In December 2015, countries represented in the Conference of the Parties to the United Nations Framework Convention on Climate Change pledged to mobilize at least $100 billion per year for climate change mitigation and adaptation activities in developing countries. From current trends, it is clearly the case that mitigation efforts absorb most climate change resources. According to some estimates 77 per cent of climate finance from developed to developing countries is allocated towards climate change mitigation, compared with 16 per cent allocated for climate adaptation. This gap in financing for adaptation—the "adaptation gap"—is a cause for concern, especially in view of the overwhelming evidence showing differential impacts of climate hazards on already vulnerable countries and communities. Unprecedented levels of development cooperation are still needed to facilitate the complex task of building climate resilience, including through the implementation of transformative policies that address the structural inequalities underlying climate change vulnerability.

Investments for adaptation are largely public goods but private sector contributions are needed

A large part of adaptation efforts supports public goods.

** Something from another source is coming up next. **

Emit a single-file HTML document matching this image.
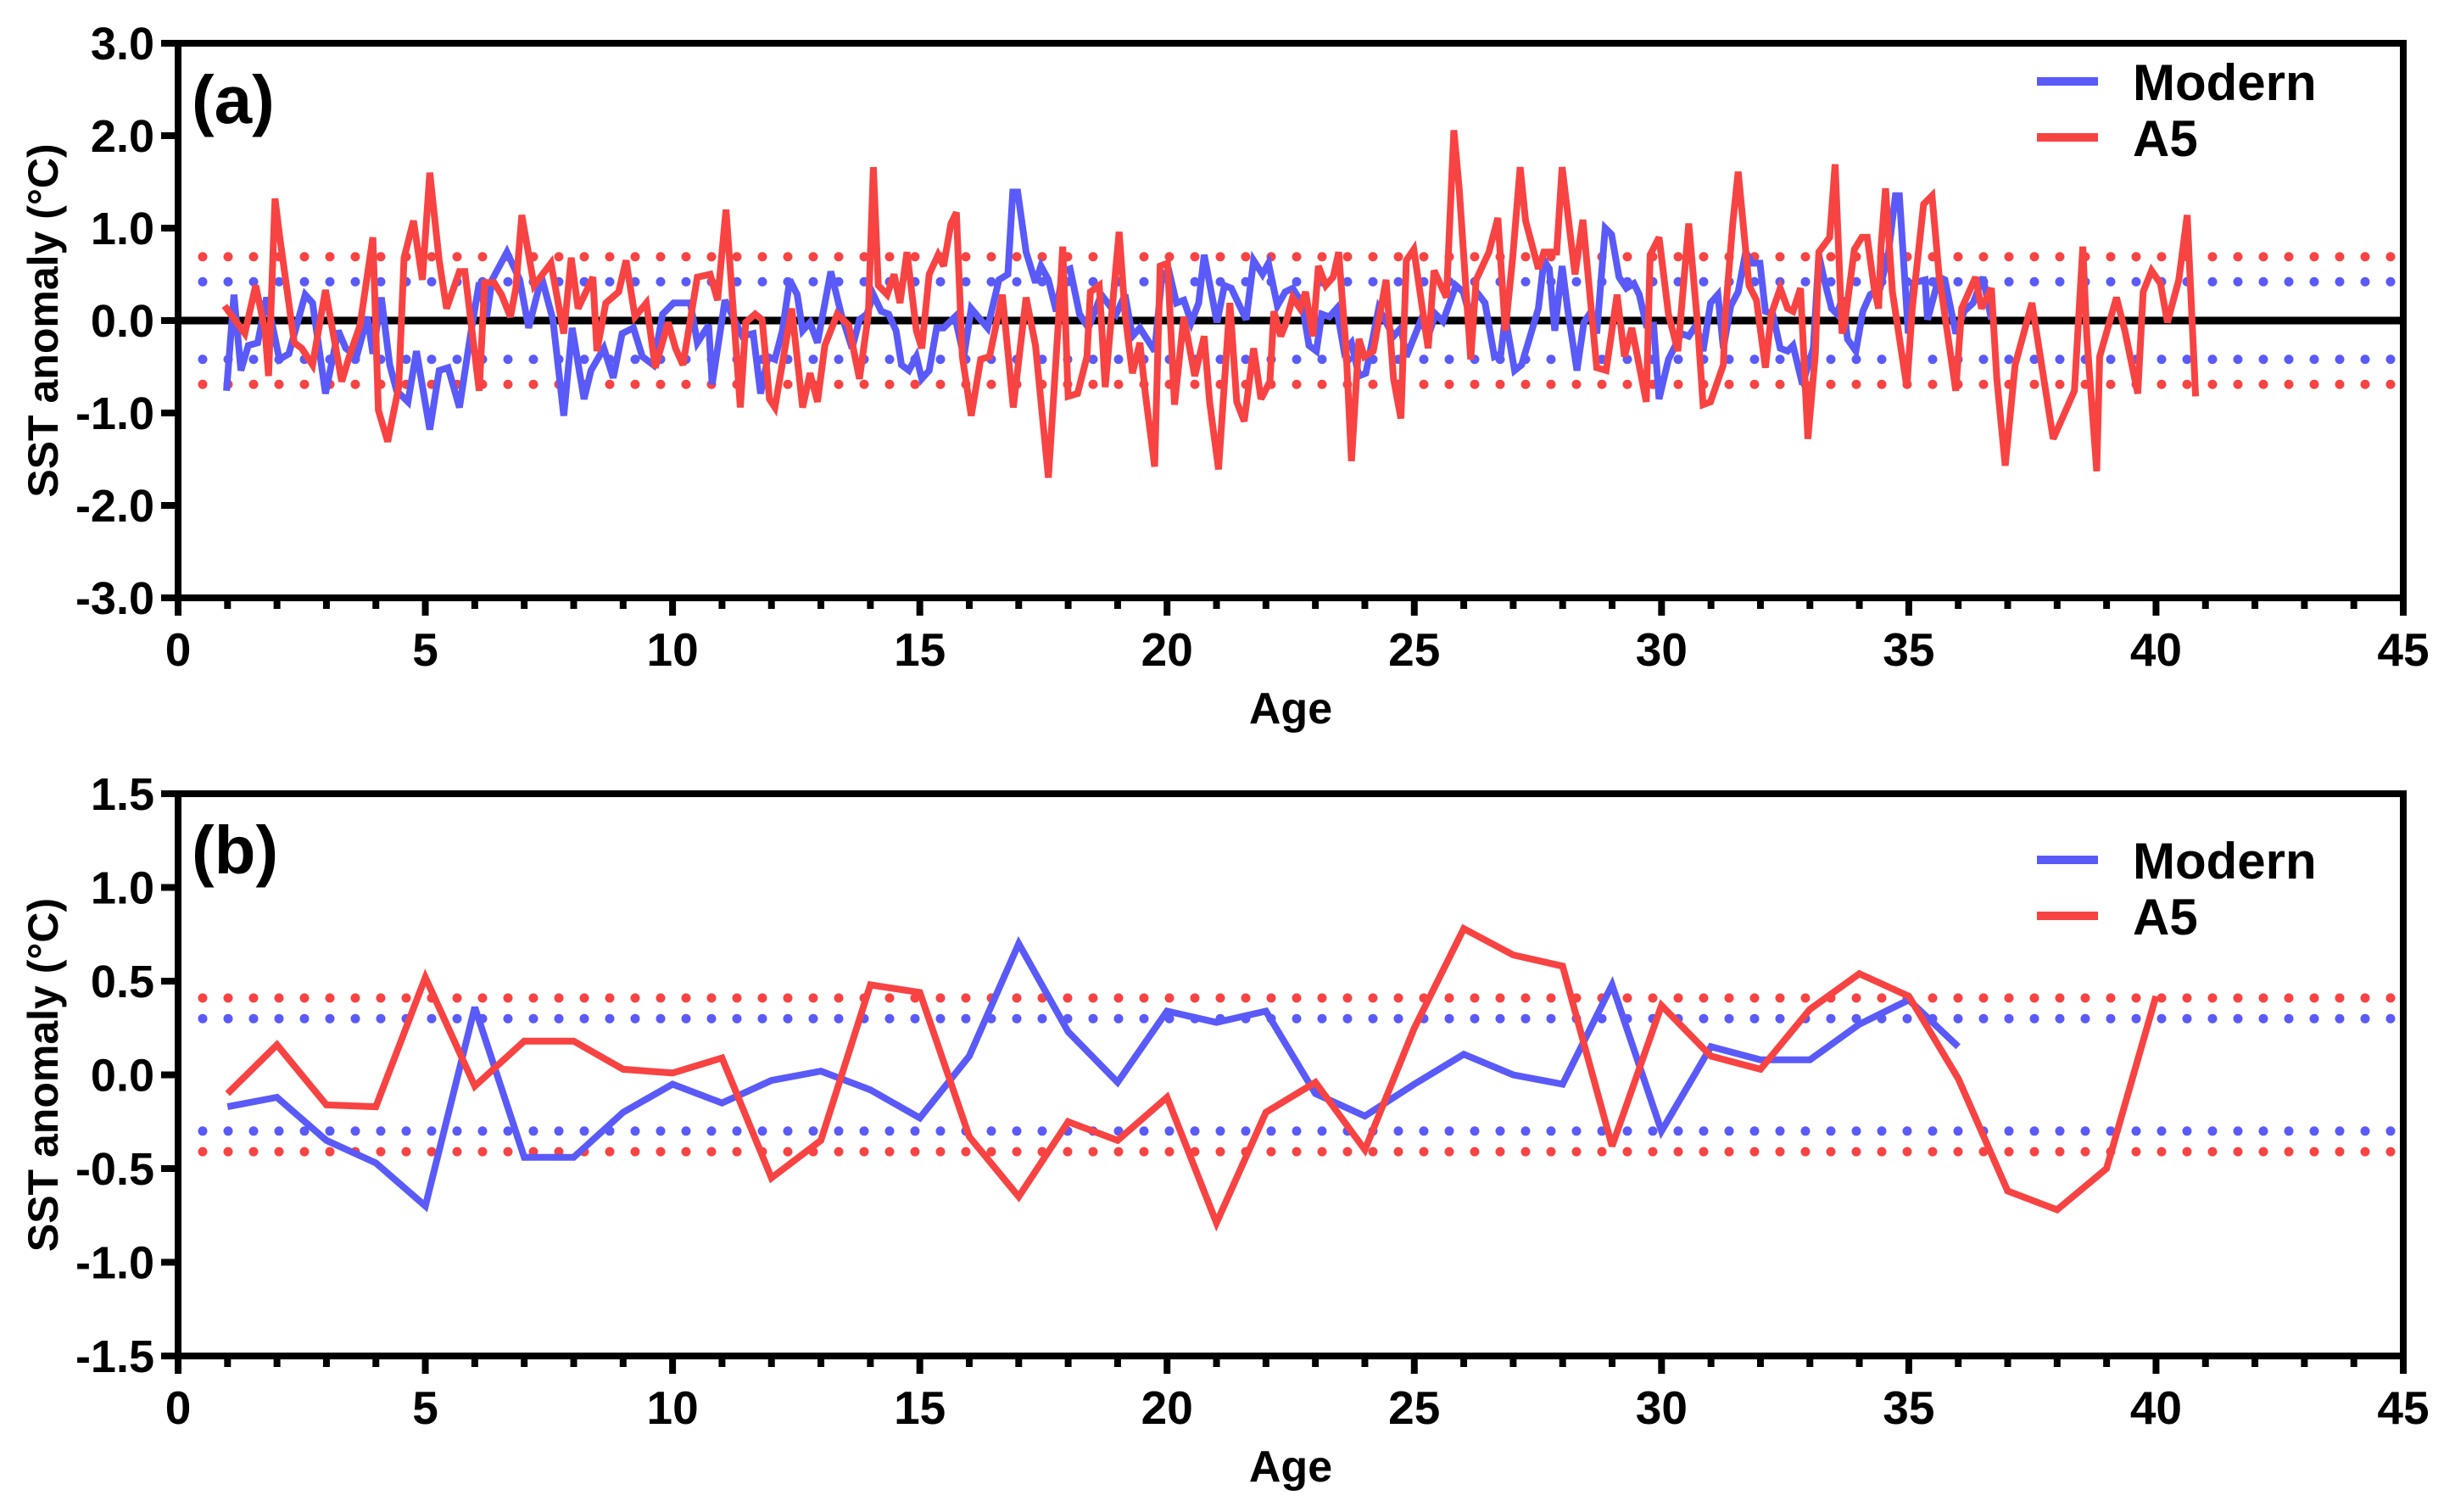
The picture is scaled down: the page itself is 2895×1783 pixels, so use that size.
<!DOCTYPE html>
<html><head><meta charset="utf-8">
<style>
html,body{margin:0;padding:0;background:#fff;}
svg{display:block;font-family:"Liberation Sans",Arial,sans-serif;font-weight:bold;}
</style></head>
<body>
<svg id="chart" width="2895" height="1783" viewBox="0 0 2895 1783" xmlns="http://www.w3.org/2000/svg">
<g id="panelA"></g>
<g id="panelB"></g>
</svg>
<script>
// ---------- Panel (a) data ----------
const modernAgeA = [0.98,1.13,1.27,1.42,1.61,1.79,2.05,2.24,2.57,2.72,2.98,3.24,3.39,3.61,3.83,3.94,4.11,4.28,4.42,4.65,4.82,5.09,5.28,5.46,5.69,5.91,6.09,6.24,6.35,6.65,6.91,7.09,7.35,7.58,7.80,7.97,8.21,8.35,8.61,8.80,8.98,9.21,9.39,9.61,9.80,10.02,10.36,10.50,10.73,10.80,11.06,
11.41,11.63,11.78,11.93,12.07,12.22,12.37,12.52,12.63,12.78,12.93,13.20,13.41,13.63,13.78,13.93,14.06,14.22,14.37,14.52,14.63,14.78,14.93,15.04,15.19,15.34,15.48,15.71,15.89,16.04,16.37,16.60,16.78,16.88,16.98,17.15,17.34,17.45,17.60,17.76,17.89,18.04,18.23,18.41,18.67,18.97,19.15,19.30,19.45,19.75,19.90,20.04,20.19,20.34,20.49,20.64,20.75,21.01,21.16,21.30,21.60,21.75,21.93,22.05,22.23,
22.39,22.54,22.73,22.87,23.02,23.13,23.28,23.43,23.58,23.73,23.88,24.02,24.28,24.58,24.73,24.84,25.14,25.28,25.43,25.58,25.84,25.99,26.14,26.26,26.43,26.62,26.75,26.84,27.03,27.17,27.51,27.62,27.73,27.84,27.99,28.10,28.29,28.43,28.58,28.69,28.86,28.99,29.14,29.29,29.44,29.55,29.69,29.84,29.95,30.14,30.40,30.55,30.70,30.84,30.99,31.14,31.25,31.40,31.55,31.70,31.84,31.99,32.10,32.25,32.40,32.55,32.66,32.85,33.07,33.18,33.29,33.44,33.55,33.66,
33.76,33.93,34.07,34.22,34.42,34.59,34.73,34.81,34.99,35.10,35.33,35.38,35.61,35.73,35.95,36.12,36.30,36.50,36.67];
const modernValA = [-0.76,0.28,-0.54,-0.27,-0.24,0.25,-0.42,-0.36,0.28,0.19,-0.79,-0.11,-0.30,-0.39,0.04,-0.36,0.25,-0.48,-0.76,-0.88,-0.33,-1.18,-0.54,-0.51,-0.94,-0.17,0.41,0.04,0.44,0.74,0.44,-0.08,0.47,0.01,-1.03,-0.08,-0.85,-0.54,-0.30,-0.62,-0.14,-0.08,-0.39,-0.48,0.07,0.19,0.19,-0.24,-0.05,-0.69,0.22,
-0.17,-0.14,-0.79,-0.39,-0.42,-0.11,0.44,0.28,-0.11,-0.02,-0.24,0.53,0.07,-0.30,0.01,0.07,0.28,0.10,0.07,-0.11,-0.48,-0.54,-0.39,-0.63,-0.54,-0.08,-0.08,0.04,-0.39,0.13,-0.08,0.44,0.50,1.39,1.39,0.74,0.41,0.59,0.44,0.10,0.53,0.56,0.07,-0.08,0.28,0.07,0.28,-0.17,-0.08,-0.33,0.50,0.53,0.19,0.22,-0.02,0.19,0.71,-0.02,0.38,0.35,0.01,0.65,0.50,0.62,0.16,
0.31,0.35,0.19,-0.27,-0.33,0.07,0.04,0.13,-0.33,-0.24,-0.60,-0.57,0.13,-0.17,-0.08,-0.39,0.01,-0.17,0.07,-0.01,0.38,0.31,0.01,0.31,0.19,-0.39,-0.36,0.04,-0.54,-0.48,0.13,0.65,0.56,-0.11,0.59,0.13,-0.54,-0.02,0.10,-0.14,1.00,0.93,0.47,0.35,0.40,0.28,-0.05,-0.05,-0.85,-0.42,-0.14,-0.17,-0.05,-0.33,0.19,0.28,-0.30,0.16,0.31,0.74,0.62,0.62,0.10,0.07,-0.30,-0.33,-0.27,-0.69,-0.30,0.71,0.44,0.13,0.07,0.25,
-0.20,-0.33,0.10,0.28,0.35,0.74,1.35,1.35,-0.14,0.41,0.44,0.01,0.47,0.44,-0.14,0.10,0.19,0.47,0.01];
const a5AgeA = [0.94,1.35,1.57,1.76,1.83,1.96,2.05,2.35,2.50,2.72,2.98,3.31,3.46,3.68,3.94,4.05,4.24,4.46,4.57,4.76,4.94,5.09,5.28,5.43,5.69,5.80,6.09,6.20,6.39,6.54,6.72,6.83,6.95,7.20,7.54,7.80,7.95,8.09,8.39,8.47,8.65,8.91,9.06,9.24,9.47,9.65,9.91,10.06,10.21,10.50,10.76,10.91,11.08,
11.37,11.48,11.67,11.81,11.96,12.07,12.41,12.63,12.78,12.93,13.08,13.33,13.56,13.78,13.96,14.06,14.16,14.34,14.48,14.60,14.74,14.93,15.04,15.19,15.37,15.48,15.63,15.74,15.86,16.04,16.23,16.41,16.67,16.89,17.15,17.34,17.60,17.82,17.89,18.00,18.19,18.38,18.45,18.63,18.75,18.89,19.03,19.15,19.30,19.45,19.56,19.75,19.86,20.01,20.15,20.34,20.56,20.75,20.86,21.04,21.27,21.41,21.56,21.75,21.90,22.08,22.16,22.30,
22.39,22.54,22.69,22.80,22.95,23.06,23.21,23.36,23.47,23.62,23.73,23.88,23.99,24.17,24.43,24.58,24.73,24.84,24.99,25.28,25.40,25.65,25.80,25.91,26.14,26.25,26.51,26.69,26.84,26.99,27.14,27.25,27.51,27.62,27.88,27.99,28.25,28.41,28.69,28.88,29.10,29.25,29.40,29.69,29.77,29.95,30.14,30.33,30.55,30.73,30.84,30.99,31.25,31.29,31.44,31.55,31.77,31.92,32.10,32.22,32.40,32.55,32.66,32.81,32.96,33.11,33.18,33.40,33.51,33.65,
33.70,33.90,34.05,34.16,34.30,34.39,34.44,34.53,34.67,34.96,35.07,35.30,35.47,35.61,35.95,36.07,36.12,36.35,36.47,36.67,36.78,36.95,37.15,37.49,37.92,38.35,38.52,38.60,38.80,38.86,39.20,39.37,39.63,39.74,39.91,40.09,40.23,40.46,40.63,40.80];
const a5ValA = [0.16,-0.14,0.38,-0.11,-0.60,1.32,0.93,-0.24,-0.30,-0.48,0.33,-0.66,-0.39,-0.05,0.90,-0.97,-1.31,-0.72,0.68,1.08,0.44,1.60,0.65,0.13,0.53,0.53,-0.76,0.41,0.41,0.28,0.04,0.35,1.14,0.38,0.62,-0.14,0.68,0.13,0.47,-0.33,0.19,0.31,0.65,0.04,0.19,-0.51,-0.02,-0.30,-0.48,0.47,0.50,0.22,1.20,
-0.94,-0.02,0.07,0.01,-0.85,-0.94,0.13,-0.94,-0.57,-0.88,-0.27,0.07,-0.05,-0.63,0.07,1.66,0.38,0.28,0.50,0.19,0.74,-0.11,-0.30,0.50,0.71,0.59,1.05,1.17,-0.39,-1.03,-0.42,-0.39,0.28,-0.94,0.25,-0.27,-1.70,0.13,0.80,-0.82,-0.79,-0.39,0.31,0.38,-0.72,0.13,0.96,0.07,-0.57,-0.24,-0.79,-1.58,0.59,0.62,-0.91,0.04,-0.60,-0.17,-0.88,-1.61,0.19,-0.88,-1.09,-0.30,-0.85,-0.66,0.10,-0.17,
-0.05,0.25,0.13,0.31,-0.17,0.59,0.38,0.47,0.74,-0.30,-1.52,-0.20,-0.39,-0.33,0.44,-0.63,-1.06,0.65,0.77,-0.30,0.54,0.25,2.06,1.42,-0.42,0.44,0.74,1.11,-0.11,0.68,1.66,1.08,0.56,0.74,0.74,1.66,0.50,1.09,-0.51,-0.54,0.28,-0.39,-0.08,-0.88,0.71,0.90,0.07,-0.33,1.05,-0.05,-0.91,-0.88,-0.48,0.07,1.05,1.61,0.38,0.22,-0.51,0.07,0.35,0.13,0.10,0.35,-1.28,-0.36,0.74,0.90,1.69,-0.14,
-0.05,0.77,0.90,0.90,0.35,0.13,0.80,1.43,0.31,-0.72,0.13,1.26,1.35,0.50,-0.76,0.13,0.19,0.47,0.13,0.35,-0.63,-1.57,-0.48,0.19,-1.28,-0.76,0.80,-0.17,-1.63,-0.39,0.25,-0.11,-0.79,0.31,0.54,0.40,-0.02,0.44,1.14,-0.82];
const modernBandA = [0.42, -0.42];
const a5BandA = [0.69, -0.69];

// ---------- Panel (b) data ----------
const modernAgeB = [1,2,3,4,5,6,7,8,9,10,11,12,13,14,15,16,17,18,19,20,21,22,23,24,25,26,27,28,29,30,31,32,33,34,35,36];
const modernValB = [-0.17,-0.12,-0.35,-0.47,-0.70,0.36,-0.44,-0.44,-0.20,-0.05,-0.15,-0.03,0.02,-0.08,-0.23,0.10,0.70,0.23,-0.04,0.34,0.28,0.34,-0.10,-0.22,-0.05,0.11,0.00,-0.05,0.48,-0.30,0.15,0.08,0.08,0.27,0.40,0.15];
const a5AgeB = [1,2,3,4,5,6,7,8,9,10,11,12,13,14,15,16,17,18,19,20,21,22,23,24,25,26,27,28,29,30,31,32,33,34,35,36,37,38,39,40];
const a5ValB = [-0.10,0.16,-0.16,-0.17,0.52,-0.06,0.18,0.18,0.03,0.01,0.09,-0.55,-0.35,0.48,0.44,-0.33,-0.65,-0.25,-0.35,-0.12,-0.79,-0.20,-0.04,-0.40,0.25,0.78,0.64,0.58,-0.38,0.37,0.10,0.03,0.35,0.54,0.42,-0.02,-0.62,-0.72,-0.50,0.42];
const modernBandB = [0.30, -0.30];
const a5BandB = [0.41, -0.41];

// ---------- Axis tick labels ----------
const xTicks = [0,5,10,15,20,25,30,35,40,45];
const yTicksA = [3,2,1,0,-1,-2,-3];
const yTickLabelsA = ["3.0","2.0","1.0","0.0","-1.0","-2.0","-3.0"];
const yTicksB = [1.5,1,0.5,0,-0.5,-1,-1.5];
const yTickLabelsB = ["1.5","1.0","0.5","0.0","-0.5","-1.0","-1.5"];

const NS = "http://www.w3.org/2000/svg";
const BLUE = "#5a5af8", RED = "#f84343";
const X0 = 210, X1 = 2834;
function xScale(a){ return X0 + (a/45)*(X1-X0); }
function mk(tag, attrs, parent){
  const e = document.createElementNS(NS, tag);
  for (const k in attrs) e.setAttribute(k, attrs[k]);
  parent.appendChild(e);
  return e;
}

function drawPanel(g, cfg){
  const yS = v => cfg.yZero - v*cfg.unit;
  const bands = [[cfg.a5Band, RED, "a5"], [cfg.modBand, BLUE, "modern"]];
  bands.forEach(([vals, col, nm]) => {
    vals.forEach((v, i) => {
      const l = mk("line", {x1: 239, x2: X1-6, y1: yS(v), y2: yS(v), stroke: col, "stroke-width": 11, "stroke-linecap": "round", "stroke-dasharray": "0 30"}, g);
      
      
    });
  });
  if (cfg.zeroLine) {
    const z = mk("line", {x1: X0, x2: X1, y1: yS(0), y2: yS(0), stroke: "#000", "stroke-width": 9}, g);
    
    
  }
  const series = [[cfg.modAge, cfg.modVal, BLUE, "modern-series-line"], [cfg.a5Age, cfg.a5Val, RED, "a5-series-line"]];
  series.forEach(([ages, vals, col, nm]) => {
    let d = "";
    ages.forEach((a, i) => { d += (i ? "L" : "M") + xScale(a).toFixed(1) + " " + yS(vals[i]).toFixed(1); });
    const p = mk("path", {d: d, fill: "none", stroke: col, "stroke-width": 8, "stroke-linejoin": "miter", "stroke-miterlimit": 3}, g);
    
    
  });
  const top = yS(cfg.yTicks[0]), bot = yS(cfg.yTicks[cfg.yTicks.length-1]);
  const fr = mk("rect", {x: X0, y: top, width: X1-X0, height: bot-top, fill: "none", stroke: "#000", "stroke-width": 8}, g);
  
  
  cfg.yTicks.forEach((v, i) => {
    const t = mk("line", {x1: X0-20, x2: X0, y1: yS(v), y2: yS(v), stroke: "#000", "stroke-width": 8}, g);
    
    
    const tx = mk("text", {x: 182, y: yS(v)+19, "text-anchor": "end", "font-size": 54, fill: "#000"}, g);
    tx.textContent = cfg.yLabels[i];
    
    
  });
  for (let a = 0; a <= 45; a++) {
    const major = a % 5 === 0;
    const t = mk("line", {x1: xScale(a), x2: xScale(a), y1: bot, y2: bot + (major ? 21 : 13), stroke: "#000", "stroke-width": 8}, g);
    
    
  }
  xTicks.forEach(a => {
    const tx = mk("text", {x: xScale(a), y: bot + 80, "text-anchor": "middle", "font-size": 55, fill: "#000"}, g);
    tx.textContent = String(a);
    
    
  });
  const xt = mk("text", {x: (X0+X1)/2, y: bot + 148, "text-anchor": "middle", "font-size": 52, fill: "#000"}, g);
  xt.textContent = "Age";
  
  
  const cy = (top+bot)/2;
  const yt = mk("text", {x: 0, y: 0, transform: "translate(68," + cy + ") rotate(-90)", "text-anchor": "middle", "font-size": 50, fill: "#000"}, g);
  yt.textContent = "SST anomaly (°C)";
  
  
  const pl = mk("text", {x: 226, y: top + 94, "font-size": 80, fill: "#000"}, g);
  pl.textContent = cfg.label;
  
  
  const lg = mk("g", {}, g);
  
  
  [["Modern", BLUE, 0], ["A5", RED, 1]].forEach(([name, col, i]) => {
    const by = cfg.legendY + i*66;
    const ln = mk("line", {x1: 2402, x2: 2474, y1: by-22, y2: by-22, stroke: col, "stroke-width": 10}, lg);
    
    
    const tx = mk("text", {x: 2515, y: by, "font-size": 60, fill: "#000"}, lg);
    tx.textContent = name;
    
    
  });
}

drawPanel(document.getElementById("panelA"), {
  yZero: 378, unit: 109, yTicks: yTicksA, yLabels: yTickLabelsA, zeroLine: true,
  modAge: modernAgeA, modVal: modernValA, a5Age: a5AgeA, a5Val: a5ValA,
  modBand: modernBandA, a5Band: a5BandA, label: "(a)", legendY: 118
});
drawPanel(document.getElementById("panelB"), {
  yZero: 1267.5, unit: 221, yTicks: yTicksB, yLabels: yTickLabelsB, zeroLine: false,
  modAge: modernAgeB, modVal: modernValB, a5Age: a5AgeB, a5Val: a5ValB,
  modBand: modernBandB, a5Band: a5BandB, label: "(b)", legendY: 1036
});
</script>
</body></html>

Climate-resilient investments, such as in coastal protection efforts and other forms of disaster risk management, are often characterized by steep upfront costs, long investment timelines and low private returns to investment, making them prime candidates for public funds. Much larger and more stable sources of international public finance are needed, especially those targeted to the most vulnerable countries and population groups at higher risk. There are other adaptation measures —such as adaptation technologies for drought-resistant seeds and solar-powered cooling systems, for example— that align themselves well with business interests. However, even in these cases, public sources are needed to strengthen the regulatory framework, infrastructure and information systems required to unlock the potential for greater private sector resources for adaptation. Three major types of policy interventions would help to increase private sector investments for adaptation. First, direct regulatory action, especially at the international level, could mandate certain allocation proportions of public funds for adaptation and thus attract greater private sector participation. A clear example is provided by the Green Climate Fund, which is mandated to allocate 50 per cent of its funds towards adaptation. Regulation can also help create markets that wouldn’t otherwise exist, such as environmental services, ensuring that their value is reflected in prices. Second, the use of public investments to trigger private investments, such as weather monitoring systems, would facilitate the creation of crop insurance systems. International and national development banks could also be instrumental in increasing the participation of the private sector in financing their adaptation portfolios. Third, policies to reduce the cost of access to adaptation technologies, such as irrigation systems, provide incentives to increase the engagement of the private sector in adaptation. In addition, the use of redistributive mechanisms has the potential to increase private sector contributions for adaptation and resilience building. This is the case of payment-for-ecosystem services schemes which generate revenue that can be redistributed to vulnerable populations in priority areas such as water, food security, energy or health.

Strengthening the Global Partnership for Sustainable Development

Improving the regulatory framework and incentives to increase the contributions from the private sector requires greater national and international attention to reduce the large funding gap that exists between mitigation and adaptation. But given the public goods nature of many adaptation measures, and the urgency of providing the means for successful adaptation among the most vulnerable countries and population groups, greater international efforts are required to provide greater and more stable financial resources for adaptation. Closing the adaptation gap in financing, requires bringing clarity to the definition of climate finance and to the system of accounting that monitors development assistance for adaptation. The lack of a central accounting mechanism for climate finance flows makes it particularly difficult to quantify resources beyond those channeled through multilateral development banks and other public institutions. There is therefore a need for a comprehensive definition of, and monitoring system for, climate finance. Without clear distinctions and definitions, cases where development projects are also considered climate-compatible projects can lead to double-counting or undercounting of flows offered for official development assistance (ODA) and/or climate finance. This is particularly important as developing countries continue to insist that efforts to integrate climate considerations into the greater development agenda should not come at the expense of current efforts for development. This can be clearly seen in the discussion regarding finance for development, where developing countries insist that finance for climate objectives should be offered in addition to ODA. A strengthened Global Partnership for Sustainable Development has an important role to play in supporting countries’ efforts in building climate resilience. The historical agreements adopted by the international community in 2015, including the 2030 Agenda for Sustainable Development and the Addis Ababa Action Agenda of the Third International Conference on Financing for Development, provide a unique opportunity to solidify effective global cooperation and coordination in support of global, regional and national efforts towards achieving sustainable development in general, and climate-resilient development more specifically.